Research Impact


Interpreting collective violence and its aftermath in Germany

Research by UCL’s Professor Fulbrook, Professor Bird, and Dr Rauch explores the effects of collective violence, living under dictatorial conditions and reverberations in the long aftermath.

Photo of The Memorial to the Murdered Jews of Europe

29 April 2022

Professor Fulbrook, Professor Bird and Dr Rauch’s research illuminates issues including: questions of justice; power and social interactions; and the co-production of subjective interpretations and cultural representations under differing socio-political conditions. Researchers have worked both individually and collaboratively on an interdisciplinary project developing a multifaceted approach to understanding perpetration and complicity. The AHRC-funded collaborative project, ‘Compromised Identities? (2018-2021)’, explores ways in which individuals reflect on their own involvement in state-sponsored violence, both at the time and later, and how others have sought to deal with it; and it examines the compromises that states and societies enter into, in either justifying or seeking justice for acts of violence.  

Aspects of the collaborative research project are presented in an online exhibition at www.compromised-identities.org, which in a six-month period in 2020 received 2,335 visitors from 71 countries worldwide. Connected events have been held for educators, third sector practitioners in museums, memorial sites and charities, students, scholars and members of the public, in conjunction with other organisations, including for example, in 2020: the Holocaust Exhibition and Learning Centre, Huddersfield; CPD full training day with the Holocaust Education Trust, Yad Vashem and Villa ten Hompel; and a public panel discussion with Hope Not Hate.  

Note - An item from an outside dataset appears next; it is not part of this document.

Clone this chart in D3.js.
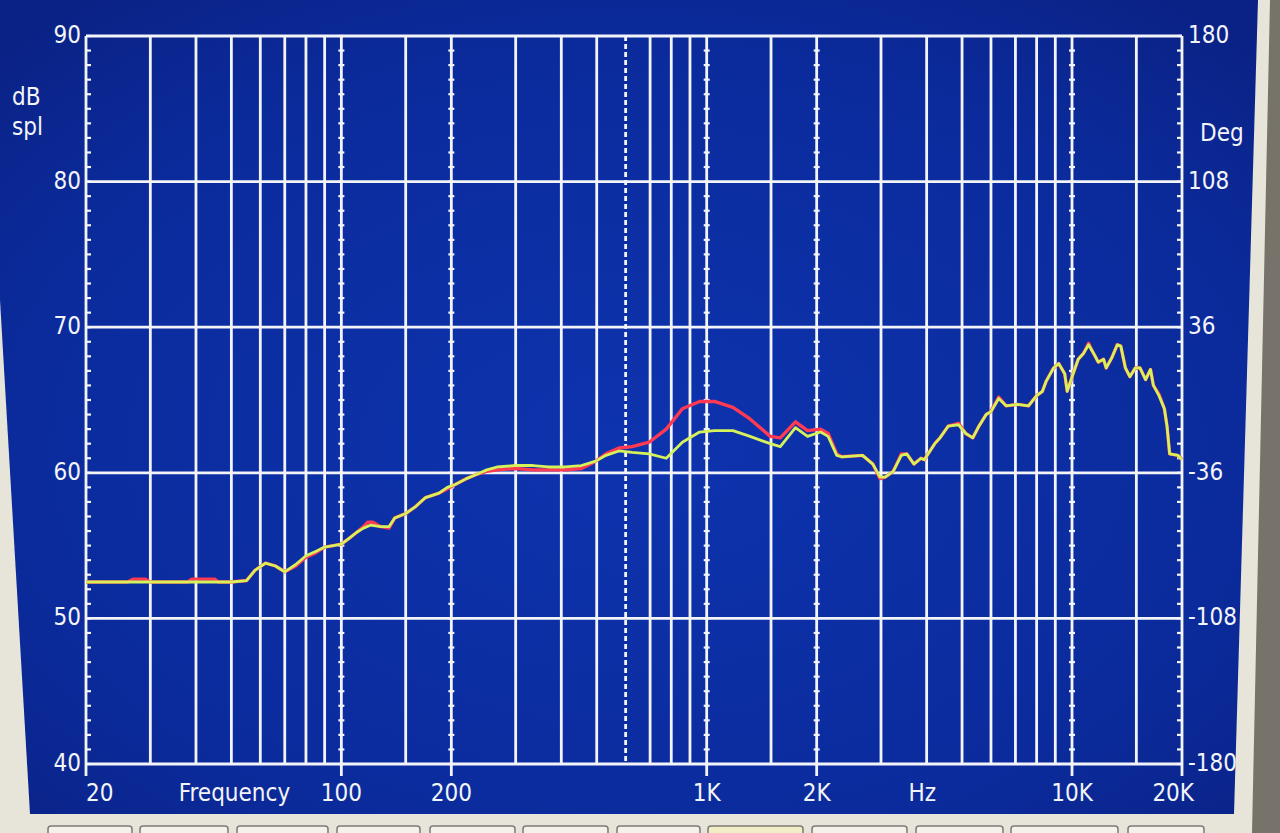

Professor Fulbrook’s Reckonings: Legacies of Nazi Persecution and the Quest for Justice (Oxford University Press, 2018) won the 2019 Wolfson History Prize celebrating ‘outstanding history’, as well as a Cundill Recognition of Excellence Award. The monograph explores the experiences and memories of people involved in Nazi persecution – whether perpetrators or victims – and examines post-war reckonings in the courts as well as in the private sphere, across communities and over subsequent generations. It highlights the gulf between public reckonings and private approaches to the past, and challenges particularly West Germany’s reputation for dealing with the Nazi past effectively. Professor Fulbrook has contributed to radio, film and television documentaries, reaching an audience of over 2,250,000 including, in 2020: the Belgian CANVAS ‘Children of the Holocaust’ series; the BBC World Service documentary ‘Germany: Justice and Memory’; and ITN Productions for VICE, ‘Rise Up! The Berlin Wall’.  

Research synopsis

Enhancing public understanding and interpretations of collective violence and its aftermath: Nazi and communist rule in Germany.

Research by Professor Fulbrook, Professor Bird, and Dr Rauch explores how people become involved in collective violence; how they reflect on and are changed by living under dictatorial conditions; and reverberations in the long aftermath. Through an online exhibition, workshops for teachers, educators and other practitioners, and extensive media coverage (reaching over six million people globally), this research has enhanced knowledge and deepened public understanding of involvement in collective violence and its aftermath, particularly in relation to the Holocaust and the German dictatorships; and influenced the work of practitioners, educators and other professionals.